Republican Dan Cox laser-focused on the economy, crime and education in Maryland governor’s race

Dan Cox, the Republican gubernatorial nominee in Maryland, says he’s not getting bogged down in the news media’s obsession with abortion politics and is instead “focused like a laser” on quality of life issues that are top-of-mind to most voters.

Billed as a major underdog in his race against Democrat Wes Moore, Mr. Cox said he is confident he can win because of his willingness to meet voters on their turf, listen to what they say and address their most pressing concerns: the economy, crime and education.

“The issues moving forward are the moderate issues that we all hold dear,” Mr. Cox, a first-term state delegate from western Maryland, said in an interview with The Washington Times. “And those include safe streets, ending the crisis in our education system by including parents and empowering parents to have their voices heard, and to protect our children, and ensuring that our economy once again flourishes.”

The message is a pivot from the GOP primary race in which Mr. Cox emerged from relative obscurity after embracing former President Donald Trump and his claims that the 2020 presidential election was stolen by Democrats.

Mr. Cox expanded his support by staking out conservative positions on abortion, guns and transgender athletes. 

Mr. Trump blessed Mr. Cox’s primary bid, helping him defeat Gov. Larry Hogan’s preferred primary pick, Kelly Schulz, a former member of the Hogan Cabinet. 

The Cook Political Report, after the primary, shifted the race from “Lean Democrat” to “Solid Democrat.”

The consensus is Mr. Cox’s Trump-inspired brand of politics is going to be a tough sell in November in deep-blue Maryland, where registered Democrats outnumber Republicans by more than two to one.

Though he still stands by the stances that drove his primary success, Mr. Cox is making it clear the thrust of his message now centers on his plans to boost the economy, strengthen schools and reduce rampant crime.

“The people of Maryland are tired of politicians who do not respond to their concerns,” he said.

Mr. Cox said a centerpiece of his economic vision is eliminating the state income tax, making the case it would boost workers and make the state more competitive. 

On schools, he said, “We can’t just throw money at them, we have to sit down and actually fix them with policy changes.”

Mr. Cox said he is interested in establishing a “prosecutorial board” tasked with working with state attorneys and elected leaders in Baltimore and other crime-challenged areas to make sure violent criminals are not released from prison in a matter of days.

He also said he is open to receivership for Baltimore to help combat rising crime — a move Mr. Hogan shied away from, saying it wasn’t legal without declaring a state of emergency.

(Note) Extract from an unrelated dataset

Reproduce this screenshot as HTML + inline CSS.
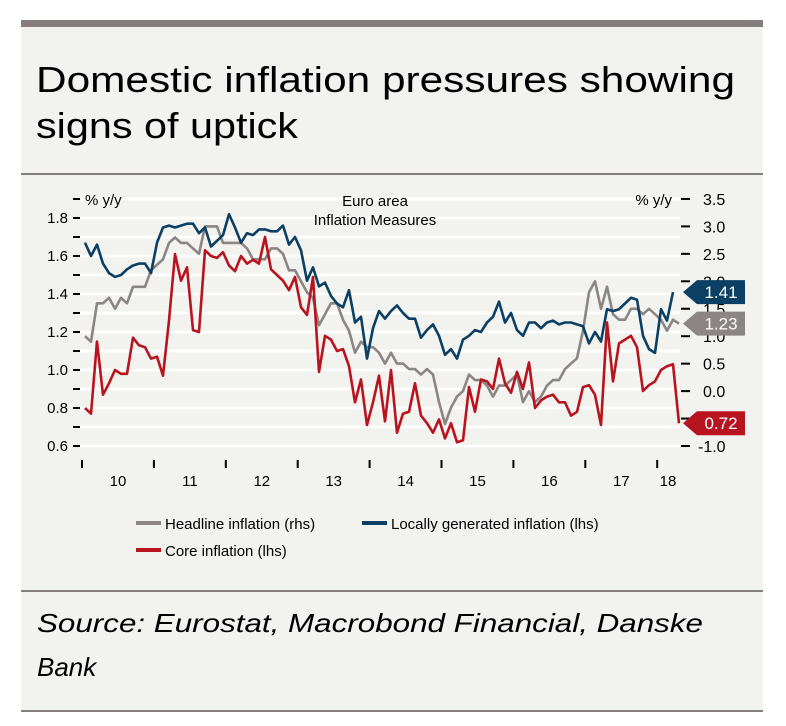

As for abortion, Mr. Cox passed on the chance to say whether he supports new federal restrictions, including the proposed ban on the procedure after 15 weeks of pregnancy that Sen. Lindsey Graham, South Carolina Republican, rolled out this week.

“I’m not able to comment on what Congress is doing,” Mr. Cox said. “Now, if there are laws that are being proposed, I would have to read those and determine how that would apply and what would be the intended purpose, but that’s really not an issue on the campaign trail right now.”

If elected, Mr. Cox would have the tall task of shepherding his “freedom” agenda through what is most likely to be a Democrat-dominated legislature.

Mr. Cox said he plans to reach across party lines to advance his policy vision and use the power of the governor’s bully pulpit to drive the debate.

“I intend to bring people into the public spotlight with the appropriate press conferences, and public hearings and public forums, to make their voices heard loud and clear,” he said. “And through that public discussion, that is unavoidable, the Democrats in the legislature that may have special interests, at times, will certainly be more inclined to listen to the policy concerns that we need to address.”

Mr. Cox also said that Mr. Moore’s vision is out of step with most Marylanders, warning the first-time Democratic candidate from Baltimore embraces the heavy-handed, big-government Biden approach. That approach, Mr. Cox said, fueled inflation and hurt workers by making it harder to make ends meet. 

“The Moore-Biden approach is a disaster,” he said. “It’s hurting everyone in Maryland.”

Still, Mr. Cox has his work cut out for him. On the fundraising front, he lags far behind Mr. Moore. And when it comes to unifying the party, he’s still battling the popular two-term, staunchly anti-Trump Republican governor.

Mr. Hogan, who couldn’t run for governor again because of term limits, has been unrelenting in his criticism of Mr. Cox. He said in a radio interview last month that Mr. Cox is not “mentally stable.” 

“Half of Republicans don’t support the guy because he’s a nut,” Mr. Hogan said.

Mr. Cox shrugged off the jab, saying he is looking forward, not backward.

“The people of Maryland have already rebuked him. They are moving on,” Mr. Cox said, referring to his defeat of Mr. Hogan’s hand-picked successor in the primary.